Register the pass in main_etac.cpp (under the -O flag):

if (optimize) {
    auto& pipeline = driver.optimization_pipeline();
    pipeline.add_pass(std::make_unique<ConstantFolding>());
    pipeline.add_pass(std::make_unique<PrimitiveSpecialisation>());
    pipeline.add_pass(std::make_unique<DeadCodeElimination>());
    pipeline.add_pass(std::make_unique<MyPass>());  // ← new
}

Add tests in eta/qa/test/src/optimization_tests.cpp using the OptFixture helper — it compiles source through the full pipeline with your passes applied and lets you inspect both runtime results and emitted bytecode.

Tip

Pass ordering matters.

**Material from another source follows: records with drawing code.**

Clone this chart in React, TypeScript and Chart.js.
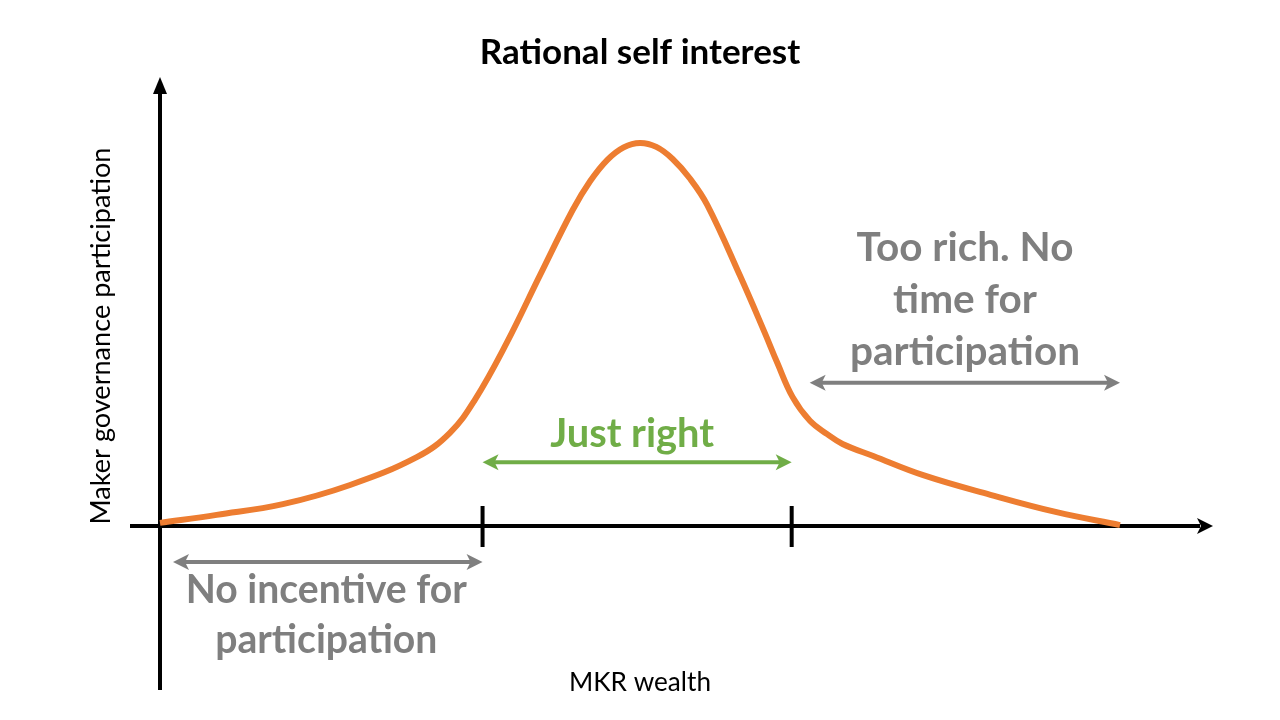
import React, { useEffect, useRef } from "react";
import { Chart, registerables } from "chart.js";

Chart.register(...registerables);

// Curve: MKR wealth (x) vs governance participation (y)
const wealth = [0, 5.9, 12.8, 19.8, 26.8, 30.2, 32.8, 36.1, 39.6, 43.0, 44.8, 46.6, 48.3, 50.0, 51.7, 53.4, 55.2, 57.0, 60.4, 63.0, 64.3, 65.9, 67.7, 69.5, 71.1, 74.3, 79.5, 86.5, 93.4, 100];
const participation = [0.7, 2.5, 4.9, 9.2, 15.5, 20.9, 28.3, 41.0, 56.3, 70.9, 77.3, 82.1, 84.9, 85.9, 85.0, 82.3, 77.9, 72.0, 56.2, 43.3, 36.6, 28.9, 23.6, 20.6, 18.4, 15.7, 11.4, 7.0, 3.1, 0.2];

// Zone boundaries on the wealth axis (tick marks)
const zoneBounds = [33.6, 65.8];

const titleText = "Rational self interest";
const xAxisLabel = "MKR wealth";
const yAxisLabel = "Maker governance participation";
const middleLabel = ["Just right"];
const rightLabel = ["Too rich. No", "time for", "participation"];
const leftLabel = ["No incentive for", "participation"];

const ORANGE = "#ED7D31";
const GREEN = "#70AD47";
const GRAY = "#7F7F7F";
const FONT = "Lato, 'Open Sans', sans-serif";

function fitFont(ctx: CanvasRenderingContext2D, text: string, weight: string, target: number) {
  ctx.font = `${weight} 40px ${FONT}`;
  const w = ctx.measureText(text).width;
  return (40 * target) / w;
}

function drawLines(
  ctx: CanvasRenderingContext2D,
  lines: string[],
  cx: number,
  cy: number,
  lineH: number,
  size: number,
  weight: string,
  color: string
) {
  ctx.save();
  ctx.font = `${weight} ${size}px ${FONT}`;
  ctx.fillStyle = color;
  ctx.textAlign = "center";
  ctx.textBaseline = "middle";
  lines.forEach((l, i) => ctx.fillText(l, cx, cy + i * lineH));
  ctx.restore();
}

function arrowHead(ctx: CanvasRenderingContext2D, tx: number, ty: number, dir: "l" | "r", len: number, half: number) {
  ctx.beginPath();
  if (dir === "r") {
    ctx.moveTo(tx, ty);
    ctx.lineTo(tx - len, ty - half);
    ctx.lineTo(tx - len * 0.75, ty);
    ctx.lineTo(tx - len, ty + half);
  } else {
    ctx.moveTo(tx, ty);
    ctx.lineTo(tx + len, ty - half);
    ctx.lineTo(tx + len * 0.75, ty);
    ctx.lineTo(tx + len, ty + half);
  }
  ctx.closePath();
  ctx.fill();
}

function doubleArrow(ctx: CanvasRenderingContext2D, x1: number, x2: number, y: number, color: string) {
  ctx.save();
  ctx.strokeStyle = color;
  ctx.fillStyle = color;
  ctx.lineWidth = 4;
  ctx.beginPath();
  ctx.moveTo(x1 + 8, y);
  ctx.lineTo(x2 - 8, y);
  ctx.stroke();
  arrowHead(ctx, x1, y, "l", 16, 8);
  arrowHead(ctx, x2, y, "r", 16, 8);
  ctx.restore();
}

const axesPlugin = {
  id: "customAxes",
  beforeDatasetsDraw(chart: any) {
    const ctx = chart.ctx as CanvasRenderingContext2D;
    const xs = chart.scales.x;
    const ys = chart.scales.y;
    const x0 = xs.getPixelForValue(0);
    const y0 = ys.getPixelForValue(0);
    ctx.save();
    ctx.strokeStyle = "#000";
    ctx.fillStyle = "#000";
    ctx.lineWidth = 4;
    // x axis
    ctx.beginPath();
    ctx.moveTo(x0 - 30, y0);
    ctx.lineTo(xs.right + 80, y0);
    ctx.stroke();
    arrowHead(ctx, xs.right + 93, y0, "r", 16, 8);
    // y axis
    ctx.beginPath();
    ctx.moveTo(x0, y0 + 164);
    ctx.lineTo(x0, ys.top + 10);
    ctx.stroke();
    ctx.beginPath();
    ctx.moveTo(x0, ys.top - 3);
    ctx.lineTo(x0 - 7, ys.top + 14);
    ctx.lineTo(x0 + 7, ys.top + 14);
    ctx.closePath();
    ctx.fill();
    // zone ticks
    zoneBounds.forEach((v) => {
      const px = xs.getPixelForValue(v);
      ctx.beginPath();
      ctx.moveTo(px, y0 - 20);
      ctx.lineTo(px, y0 + 21);
      ctx.stroke();
    });
    ctx.restore();
  },
  afterDatasetsDraw(chart: any) {
    const ctx = chart.ctx as CanvasRenderingContext2D;
    const xs = chart.scales.x;
    const ys = chart.scales.y;
    const x0 = xs.getPixelForValue(0);
    const y0 = ys.getPixelForValue(0);
    const b1 = xs.getPixelForValue(zoneBounds[0]);
    const b2 = xs.getPixelForValue(zoneBounds[1]);
    const xEnd = xs.getPixelForValue(100);

    // arrows
    doubleArrow(ctx, b1, b2, ys.getPixelForValue(14.3), GREEN);
    doubleArrow(ctx, b2 + 18, xEnd, ys.getPixelForValue(32.1), GRAY);
    doubleArrow(ctx, x0 + 13, b1, y0 + 36, GRAY);

    // labels
    const gSize = fitFont(ctx, middleLabel[0], "bold", 164);
    drawLines(ctx, middleLabel, (b1 + b2) / 2 - 5, ys.getPixelForValue(20.5), 52, gSize, "bold", GREEN);

    const rSize = fitFont(ctx, rightLabel[2], "bold", 230);
    drawLines(ctx, rightLabel, 965, ys.getPixelForValue(62.3), 52, rSize, "bold", GRAY);

    const lSize = fitFont(ctx, leftLabel[0], "bold", 281);
    drawLines(ctx, leftLabel, (x0 + b1) / 2 + 5, y0 + 64, 50, lSize, "bold", GRAY);

    const xlSize = fitFont(ctx, xAxisLabel, "normal", 142);
    drawLines(ctx, [xAxisLabel], (xs.left + xs.right) / 2, y0 + 157, 0, xlSize, "normal", "#000");

    const ylSize = fitFont(ctx, yAxisLabel, "normal", 377);
    ctx.save();
    ctx.translate(101, y0 - 190);
    ctx.rotate(-Math.PI / 2);
    drawLines(ctx, [yAxisLabel], 0, 0, 0, ylSize, "normal", "#000");
    ctx.restore();
  },
};

export default function App() {
  const ref = useRef<HTMLCanvasElement | null>(null);
  useEffect(() => {
    if (!ref.current) return;
    const chart = new Chart(ref.current, {
      type: "scatter",
      data: {
        datasets: [
          {
            data: wealth.map((w, i) => ({ x: w, y: participation[i] })),
            showLine: true,
            borderColor: ORANGE,
            borderWidth: 6,
            pointRadius: 0,
            tension: 0.4,
            clip: false as any,
            borderCapStyle: "butt",
            borderJoinStyle: "round",
          } as any,
        ],
      },
      options: {
        animation: false,
        responsive: true,
        maintainAspectRatio: false,
        layout: { padding: { left: 160, right: 160, bottom: 194, top: 0 } },
        scales: {
          x: { type: "linear", min: 0, max: 100, display: false },
          y: { type: "linear", min: 0, max: 100, display: false },
        },
        plugins: {
          legend: { display: false },
          tooltip: { enabled: false },
          title: {
            display: true,
            text: titleText,
            color: "#000",
            font: { family: FONT, size: 35, weight: "bold" },
            padding: { top: 32, bottom: 6 },
          },
        },
      },
      plugins: [axesPlugin],
    });
    return () => chart.destroy();
  }, []);
  return (
    <div style={{ position: "fixed", left: 0, top: 0, width: 1280, height: 720, background: "#fff" }}>
      <canvas ref={ref} />
    </div>
  );
}
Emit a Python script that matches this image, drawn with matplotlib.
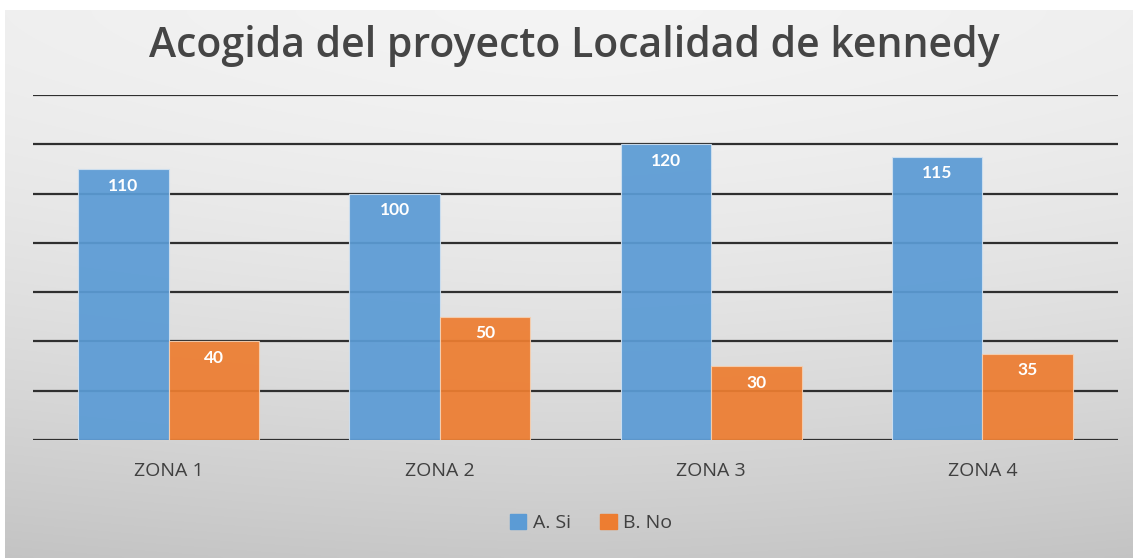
import matplotlib
matplotlib.use("Agg")
import matplotlib.pyplot as plt
import numpy as np
from matplotlib.patches import Patch

categories = ["ZONA 1", "ZONA 2", "ZONA 3", "ZONA 4"]
series_names = ["A. Si", "B. No"]
si_values = [110, 100, 120, 115]
no_values = [40, 50, 30, 35]
title = "Acogida del proyecto Localidad de kennedy"

W, H = 1133, 558
fig = plt.figure(figsize=(W / 100, H / 100), dpi=100)
fig.patch.set_facecolor("white")

# background gradient panel
bg = fig.add_axes([5 / W, 0, 1 - 5 / W, 1 - 10 / H])
bg.set_axis_off()
yy, xx = np.mgrid[0:1:200j, 0:1:400j]
val = 0.955 - 0.17 * (yy ** 1.6) - 0.05 * np.abs(xx - 0.5) ** 1.5
img = np.dstack([val, val, val])
bg.imshow(img, aspect="auto", extent=[0, 1, 0, 1], origin="upper", interpolation="bilinear")
bg.set_xlim(0, 1)
bg.set_ylim(0, 1)

ax = fig.add_axes([33 / W, 1 - 440 / H, (1118 - 33) / W, (440 - 95) / H])
ax.patch.set_alpha(0)
x = np.arange(len(categories))
bw = 1 / 3
b1 = ax.bar(x - bw / 2, si_values, bw, color="#5B9BD5", alpha=0.93, zorder=3,
            edgecolor="#cfe0f0", linewidth=0.8, label=series_names[0])
b2 = ax.bar(x + bw / 2, no_values, bw, color="#ED7D31", alpha=0.93, zorder=3,
            edgecolor="#f5cfb0", linewidth=0.8, label=series_names[1])

for bars, vals in ((b1, si_values), (b2, no_values)):
    for r, v in zip(bars, vals):
        ax.annotate(str(v), (r.get_x() + r.get_width() / 2, v), xytext=(0, -12),
                    textcoords="offset points", ha="center", va="center",
                    color="white", fontsize=12.5, fontweight="bold", family="Lato", zorder=5)

ax.set_xlim(-0.5, len(categories) - 0.5)
ax.set_ylim(0, 140)
ax.set_yticks(np.arange(0, 141, 20))
ax.yaxis.grid(True, color="#2f2f2f", linewidth=1.6, zorder=0)
ax.set_axisbelow(True)
ax.tick_params(axis="y", left=False, labelleft=False)
ax.tick_params(axis="x", bottom=False, pad=12)
ax.set_xticks(x)
ax.set_xticklabels(categories, fontsize=14, color="#404040", family="Open Sans")
for s in ax.spines.values():
    s.set_visible(False)

fig.text(574 / W, 1 - 46 / H, title, ha="center", va="center", fontsize=29.5,
         fontweight="semibold", color="#454545", family="Open Sans")

handles = [Patch(color="#5B9BD5", label=series_names[0]),
           Patch(color="#ED7D31", label=series_names[1])]
fig.legend(handles=handles, loc="center", bbox_to_anchor=(591 / W, 1 - 523 / H), ncol=2,
           frameon=False, handlelength=0.85, handleheight=0.85,
           handletextpad=0.35, columnspacing=1.5,
           prop={"family": "Open Sans", "size": 14})
for t in fig.legends[0].get_texts():
    t.set_color("#404040")

fig.savefig("out.png", dpi=100)
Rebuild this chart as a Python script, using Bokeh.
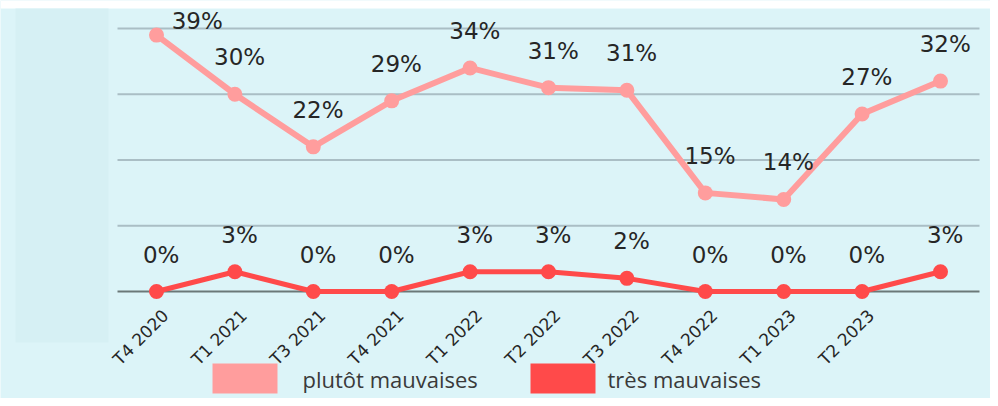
import math
from bokeh.plotting import figure
from bokeh.models import ColumnDataSource, Range1d
from bokeh.core.properties import value
from bokeh.embed import file_html
from bokeh.resources import INLINE

# ---- data ----
periods = ["T4 2020", "T1 2021", "T3 2021", "T4 2021", "T1 2022", "T2 2022",
           "T3 2022", "T4 2022", "T1 2023", "T2 2023", ""]
plutot = [39, 30, 22, 29, 34, 31, 30.6, 15, 14, 27, 32]
tres = [0, 3, 0, 0, 3, 3, 2, 0, 0, 0, 3]
grid_values = [10, 20, 30, 40]
legend_names = ["plutôt mauvaises", "très mauvaises"]

PINK = "#ff9d9d"
RED = "#ff4a4a"
BG = "#dcf4f8"
PANEL = "#d6f0f4"
GRID = "#aabec5"
BASE = "#6b7878"
TXT = "#262626"

# ---- canvas-pixel <-> data mapping ----
W, H = 990, 398
X0PX, DXPX = 156.0, 78.4     # x pixel of first category, spacing
Y0PX, DYPX = 291.0, 6.575    # y pixel of value 0, pixels per unit


def px2x(px):
    return (px - X0PX) / DXPX


def px2y(py):
    return (Y0PX - py) / DYPX


p = figure(width=W, height=H, output_backend="svg", toolbar_location=None,
           x_axis_location=None, y_axis_location=None, min_border=0,
           x_range=Range1d(px2x(0), px2x(W)),
           y_range=Range1d(px2y(H), px2y(0)))
p.outline_line_color = None
p.background_fill_color = BG
p.border_fill_color = BG
p.xgrid.visible = False
p.ygrid.visible = False

# white top strip and left shaded panel
p.quad(left=px2x(0), right=px2x(W), top=px2y(0), bottom=px2y(8),
       fill_color="white", line_color=None)
p.quad(left=px2x(15), right=px2x(108), top=px2y(8), bottom=px2y(342),
       fill_color=PANEL, line_color=None)

# grid lines
n = len(periods)
gx0, gx1 = px2x(117), px2x(979)
p.segment(x0=[gx0] * len(grid_values), x1=[gx1] * len(grid_values),
          y0=grid_values, y1=grid_values, line_color=GRID, line_width=2)
p.segment(x0=[gx0], x1=[gx1], y0=[0], y1=[0], line_color=BASE, line_width=2)

xs = list(range(n))

# series
src_p = ColumnDataSource(dict(x=xs, y=plutot))
src_t = ColumnDataSource(dict(x=xs, y=tres))
p.line("x", "y", source=src_p, line_color=PINK, line_width=6, line_join="round")
p.scatter("x", "y", source=src_p, size=15, fill_color=PINK, line_color=None)
p.line("x", "y", source=src_t, line_color=RED, line_width=5, line_join="round")
p.scatter("x", "y", source=src_t, size=15, fill_color=RED, line_color=None)

# data labels
dy = 37 / DYPX
ymax_lab = px2y(20)


def label_pos(vals):
    lx, ly = [], []
    for i, v in enumerate(vals):
        y = v + dy
        x = i + 0.06
        if y > ymax_lab:
            y = ymax_lab
            x = i + 0.52
        lx.append(x)
        ly.append(y)
    return lx, ly


for vals in (plutot, tres):
    lx, ly = label_pos(vals)
    p.text(x=lx, y=ly, text=[f"{v:.0f}%" for v in vals],
           text_font=value("DejaVu Sans"), text_font_size="23px",
           text_color=TXT, text_align="center", text_baseline="middle")

# category labels (rotated)
p.text(x=[i + 9 / DXPX for i in xs], y=[px2y(312)] * n, text=periods,
       angle=math.pi / 4, text_font=value("DejaVu Sans"),
       text_font_size="17px", text_color=TXT,
       text_align="right", text_baseline="middle")

# legend
leg_rect_x = [px2x(244.5), px2x(562.5)]
leg_text_x = [px2x(302), px2x(607)]
leg_y = px2y(378)
p.rect(x=leg_rect_x, y=[leg_y] * 2, width=65, height=30,
       width_units="screen", height_units="screen",
       fill_color=[PINK, RED], line_color=None)
p.text(x=leg_text_x, y=[leg_y] * 2, text=legend_names,
       text_font=value("Open Sans"), text_font_size="22px",
       text_color="#3a3a3a", text_align="left", text_baseline="middle")

open("out.html", "w").write(file_html(p, INLINE))
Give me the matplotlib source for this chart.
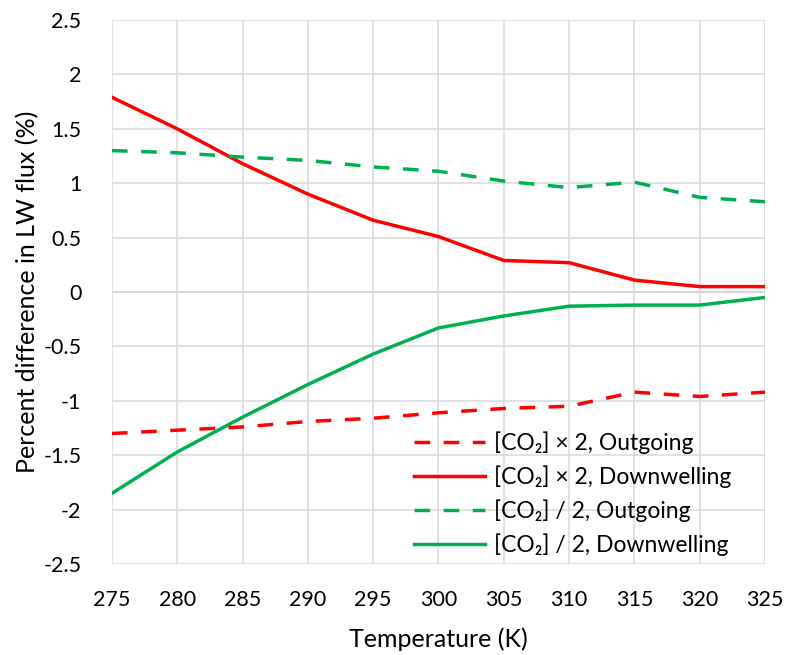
import matplotlib.pyplot as plt
import matplotlib.ticker as mticker

plt.rcParams['font.family'] = ['Lato', 'DejaVu Sans']

temps = [275, 280, 285, 290, 295, 300, 305, 310, 315, 320, 325]
x2_out = [-1.30, -1.27, -1.24, -1.19, -1.16, -1.11, -1.07, -1.05, -0.92, -0.96, -0.92]
x2_down = [1.79, 1.50, 1.18, 0.90, 0.66, 0.51, 0.29, 0.27, 0.11, 0.05, 0.05]
half_out = [1.30, 1.28, 1.24, 1.21, 1.15, 1.11, 1.02, 0.96, 1.01, 0.87, 0.83]
half_down = [-1.85, -1.47, -1.15, -0.85, -0.57, -0.33, -0.22, -0.13, -0.12, -0.12, -0.05]

red = '#FF0000'
green = '#00B050'

fig = plt.figure(figsize=(7.87, 6.55), dpi=100)
ax = fig.add_axes([0.1423, 0.1389, 0.8297, 0.8305])

lw = 2.5
dash = (4.5, 3.9)
ax.plot(temps, x2_out, color=red, lw=lw, dashes=dash, label='[CO₂] × 2, Outgoing')
ax.plot(temps, x2_down, color=red, lw=lw, label='[CO₂] × 2, Downwelling')
ax.plot(temps, half_out, color=green, lw=lw, dashes=dash, label='[CO₂] / 2, Outgoing')
ax.plot(temps, half_down, color=green, lw=lw, label='[CO₂] / 2, Downwelling')

ax.set_xlim(275, 325)
ax.set_ylim(-2.5, 2.5)
ax.set_xticks(range(275, 326, 5))
ax.set_yticks([-2.5, -2, -1.5, -1, -0.5, 0, 0.5, 1, 1.5, 2, 2.5])
ax.yaxis.set_major_formatter(mticker.FuncFormatter(lambda v, p: '%g' % v))
ax.grid(True, color='#D9D9D9', lw=1.1)
ax.set_axisbelow(True)
ax.axhline(0, color='#C6C6C6', lw=1.1, zorder=0.5)
for s in ax.spines.values():
    s.set_visible(False)
ax.tick_params(length=0, labelsize=15.5, colors='#000000')
ax.tick_params(axis='x', pad=19)
ax.tick_params(axis='y', pad=22)

ax.set_xlabel('Temperature (K)', fontsize=18, labelpad=12)
ax.set_ylabel('Percent difference in LW flux (%)', fontsize=18, labelpad=3)

ax.legend(loc='lower right', bbox_to_anchor=(0.949, 0.015), frameon=False,
          fontsize=16.5, handlelength=3.1, labelspacing=0.5, handletextpad=0.4,
          borderpad=0, borderaxespad=0)

fig.savefig('out.png', dpi=100)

Constant folding can create new dead code (e.g. (begin (+ 1 2) x) → (begin 3 x) → x), so running DCE after folding and primitive specialisation is more effective than the reverse.

Key Source Files

File	Role
`optimization_pass.h`	`OptimizationPass` — abstract base class for all passes.
`optimization_pipeline.h`	`OptimizationPipeline` — ordered pass runner.
`ir_visitor.h`	`IRVisitor<Derived>` — CRTP depth-first tree walker.
`core_ir.h`	Core IR node types (`Node`, `NodeData` variant).
`constant_folding.h`	Constant folding pass.
`primitive_specialisation.h`	Primitive-call specialisation pass.
`dead_code_elimination.h`	Dead code elimination pass.
`optimization_tests.cpp`	Unit tests for the pipeline, visitor, and optimisation passes.
`main_etac.cpp`	`etac` entry point — pass registration under `-O`.